David Gilmour describes the beginning of studio sessions for Pink Floyd's Wish You Were Here on Jan. 6, 1975 as both "difficult" and "painful."

The band should have felt confident, given the incredible success of their most recent album, The Dark Side of the Moon. "No, very much not like that!" Gilmour told Paul Rappaport, with a hearty laugh. "We were clueless for a long time, faffing about blindly trying to find a way forward."

Despite recording in what Gilmour termed "a shitty little hole," however, things got better: "That started quite painfully. It was difficult and we didn't know what we were doing," Gilmour said. "But by the time we added songs like 'Have a Cigar,' we were firing on all cylinders."

Then Pink Floyd hit another bump when Gilmour and bassist Roger Waters got into an argument over the track listing. "Shine on You Crazy Diamond" was set to become the album's centerpiece, but the band had also worked up early versions of two other songs which eventually ended up on their next album, 1977's Animals.

"Roger wanted to drop the one that became 'Dogs' and the one that was called 'Sheep,'" Gilmour remembered. "We had some arguing about that for a while. He was right; I was wrong. That's not the first time that happened."

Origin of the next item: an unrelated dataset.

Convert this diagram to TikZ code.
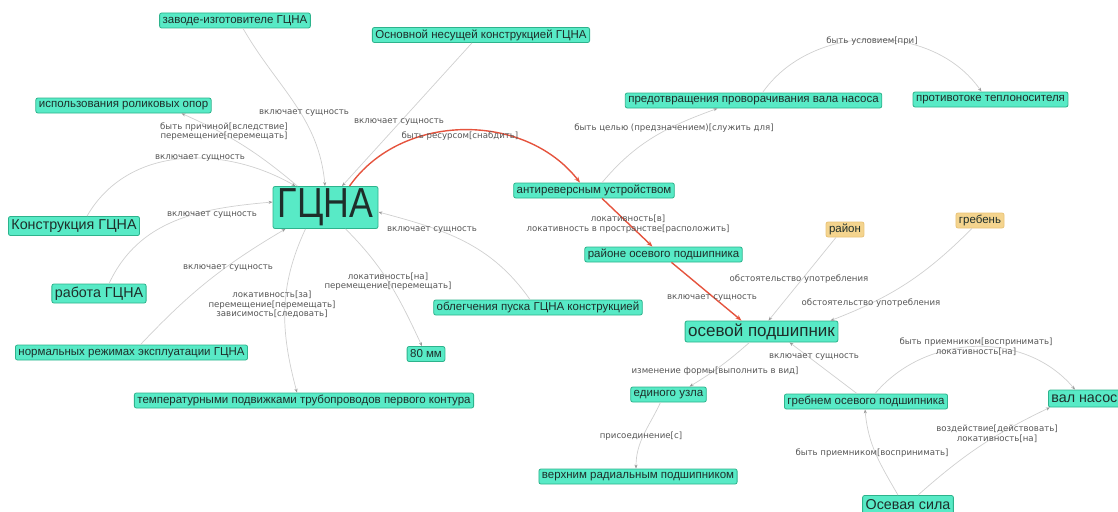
\documentclass[tikz,border=0pt]{standalone}
\usepackage{fontspec}
\setmainfont{Liberation Sans}
\newfontfamily\relfont{DejaVu Sans}
\usetikzlibrary{arrows.meta}

\definecolor{nodefill}{HTML}{58EAC6}
\definecolor{nodeedge}{HTML}{2DB38C}
\definecolor{nodetext}{HTML}{1E2E2A}
\definecolor{attrfill}{HTML}{F4D48E}
\definecolor{attredge}{HTML}{E9C378}
\definecolor{linkgray}{HTML}{CFCFCF}
\definecolor{tipgray}{HTML}{999999}
\definecolor{linkred}{HTML}{E5533D}
\definecolor{labeltext}{HTML}{555555}

\tikzset{
  concept/.style={draw=nodeedge, fill=nodefill, rounded corners=2pt, line width=0.8pt,
    inner xsep=3pt, inner ysep=0pt, text=nodetext, minimum height=15pt,
    font=\fontsize{11.5}{12}\selectfont},
  conceptmid/.style={concept, minimum height=19pt, font=\fontsize{14.3}{15}\selectfont},
  attrbox/.style={concept, draw=attredge, fill=attrfill},
  rel/.style={font=\relfont\fontsize{8.6}{9.7}\selectfont, text=labeltext,
    inner sep=0pt, align=center},
  link/.style={draw=linkgray, line width=0.7pt,
    -{Stealth[length=4pt,width=3pt,color=tipgray]}},
  keylink/.style={draw=linkred, line width=1.4pt,
    -{Stealth[length=6pt,width=4.5pt]}},
}

\begin{document}
\begin{tikzpicture}[x=1pt,y=1pt]
\useasboundingbox (0,0) rectangle (1118,-511);
\clip (0,0) rectangle (1118,-511);

% ---- concepts ----
\node[concept] (zavod) at (235,-20.5) {заводе-изготовителе ГЦНА};
\node[concept] (osnov) at (481,-35) {Основной несущей конструкцией ГЦНА};
\node[concept] (rolik) at (123.5,-105.5) {использования роликовых опор};
\node[conceptmid] (konstr) at (74,-226) {Конструкция ГЦНА};
\node[conceptmid] (rabota) at (99,-293.5) {работа ГЦНА};
\node[concept, minimum width=105pt, minimum height=42pt, inner xsep=0pt]
  (gcna) at (325.5,-207.5) {\scalebox{0.85}[1]{\fontsize{42}{44}\selectfont ГЦНА}};
\node[concept] (normal) at (131.5,-352.5) {нормальных режимах эксплуатации ГЦНА};
\node[concept] (temper) at (304,-400.5) {температурными подвижками трубопроводов первого контура};
\node[concept] (mm) at (426,-354) {80 мм};
\node[concept] (oblegch) at (538,-307.5) {облегчения пуска ГЦНА конструкцией};
\node[concept] (antirev) at (594,-190.5) {антиреверсным устройством};
\node[concept] (rayone) at (663.5,-254.5) {районе осевого подшипника};
\node[concept, minimum height=21pt, font=\fontsize{17}{18}\selectfont]
  (osevoy) at (761.5,-331.5) {осевой подшипник};
\node[concept] (edinogo) at (668.5,-394.5) {единого узла};
\node[concept] (verkhn) at (638,-476.5) {верхним радиальным подшипником};
\node[concept] (grebnem) at (866,-401.5) {гребнем осевого подшипника};
\node[conceptmid, minimum height=17pt, anchor=west] (val) at (1048,-398.5) {вал насос\hspace{14pt}};
\node[conceptmid] (osila) at (908,-505) {Осевая сила};
\node[concept] (predotvr) at (753.5,-100.5) {предотвращения проворачивания вала насоса};
\node[concept] (protivo) at (990.5,-99.5) {противотоке теплоносителя};
\node[attrbox] (rayon) at (845,-229.5) {район};
\node[attrbox] (greben) at (980,-220.5) {гребень};

% ---- connectors ----
\draw[link] ([xshift=8pt]zavod.south) to[out=-60,in=95] ([xshift=-0.5pt]gcna.north);
\draw[link] ([xshift=-9pt]osnov.south) -- ([xshift=16.5pt]gcna.north);
\draw[link] ([xshift=-28pt]gcna.north) to[bend right=8] ([xshift=58pt]rolik.south);
\draw[link] ([xshift=13pt]konstr.north) to[out=60,in=150] ([xshift=-30pt]gcna.north);
\draw[link] ([xshift=10pt]rabota.north) to[out=65,in=185] ([yshift=5.5pt]gcna.west);
\draw[link] ([xshift=9pt]normal.north) to[bend left=8] ([xshift=-40pt]gcna.south);
\draw[link] ([xshift=-20pt]gcna.south) to[out=-115,in=105] ([xshift=-7pt]temper.north);
\draw[link] ([xshift=20pt]gcna.south) to[out=-45,in=115] ([xshift=-4pt]mm.north);
\draw[link] ([xshift=-8pt]oblegch.north) to[out=125,in=-15] ([yshift=-4.5pt]gcna.east);
\draw[keylink] ([xshift=24pt]gcna.north) to[out=55,in=128] ([xshift=-14pt]antirev.north);
\draw[keylink] ([xshift=8pt]antirev.south) -- ([xshift=-11pt]rayone.north);
\draw[keylink] ([xshift=8pt]rayone.south) -- ([xshift=-20pt]osevoy.north);
\draw[link] ([xshift=8pt]antirev.north) to[out=50,in=-160] ([xshift=-36pt]predotvr.south);
\draw[link] ([xshift=9pt]predotvr.north) to[out=55,in=125] ([xshift=-9pt]protivo.north);
\draw[link] ([xshift=-9pt]rayon.south) -- ([xshift=7pt]osevoy.north);
\draw[link] ([xshift=-8pt]greben.south) to[bend left=12] ([xshift=69pt]osevoy.north);
\draw[link] ([xshift=-12pt]osevoy.south) to[bend left=5] ([xshift=21pt]edinogo.north);
\draw[link] ([xshift=-8pt]edinogo.south) to[out=-115,in=90] ([xshift=-2pt]verkhn.north);
\draw[link] ([xshift=-9pt]grebnem.north) -- ([xshift=28pt]osevoy.south);
\draw[link] ([xshift=9pt]grebnem.north) to[out=50,in=130] ([xshift=27pt]val.north west);
\draw[link] ([xshift=-10pt]osila.north) to[out=120,in=-85] ([xshift=-1pt]grebnem.south);
\draw[link] ([xshift=10pt]osila.north) to[bend left=8] ([xshift=2pt]val.south west);

% ---- relation labels ----
\node[rel] (lzavod) at (304,-113) {включает сущность};
\node[rel] (losnov) at (399,-121.5) {включает сущность};
\node[rel] (lrolik) at (224,-131.5) {быть причиной[вследствие]\\перемещение[перемещать]};
\node[rel] (lkonstr) at (200,-158) {включает сущность};
\node[rel] (lrabota) at (212,-215) {включает сущность};
\node[rel] (lnormal) at (228,-268) {включает сущность};
\node[rel] (ltemper) at (272,-304.5) {локативность[за]\\перемещение[перемещать]\\зависимость[следовать]};
\node[rel] (lmm) at (388,-281.5) {локативность[на]\\перемещение[перемещать]};
\node[rel] (loblegch) at (432,-230) {включает сущность};
\node[rel] (lantirev) at (460,-136) {быть ресурсом[снабдить]};
\node[rel] (lrayone) at (628,-224) {локативность[в]\\локативность в пространстве[расположить]};
\node[rel] (losevoy) at (712,-298) {включает сущность};
\node[rel] (lpredotvr) at (674,-128) {быть целью (предзначением)[служить для]};
\node[rel] (lprotivo) at (872,-41) {быть условием[при]};
\node[rel] (lrayon) at (799,-279) {обстоятельство употребления};
\node[rel] (lgreben) at (871,-303) {обстоятельство употребления};
\node[rel] (ledinogo) at (715,-371) {изменение формы[выполнить в вид]};
\node[rel] (lverkhn) at (641,-436) {присоединение[с]};
\node[rel] (lgrebnem) at (814,-357) {включает сущность};
\node[rel] (lval) at (976,-346.5) {быть приемником[воспринимать]\\локативность[на]};
\node[rel] (losila) at (872,-453) {быть приемником[воспринимать]};
\node[rel] (losilaval) at (997,-434) {воздействие[действовать]\\локативность[на]};
\end{tikzpicture}
\end{document}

Things went far more smoothly when it came to pairing Wish You Were Here with its famous album art, created by Storm Thorgerson of Hipgnosis. "[He] came in, as he would on every album, and would talk to us about what the album was about and what we were trying to get to," Gilmour said. "The theme of the album was absence, so you have a person swimming with an absence of water, a suit with an absence of a person."

Wish You Were Here eventually became Pink Floyd's second consecutive chart-topping album, going six-times platinum along the way. Expanded two-disc and box set editions of the project were released in 2011.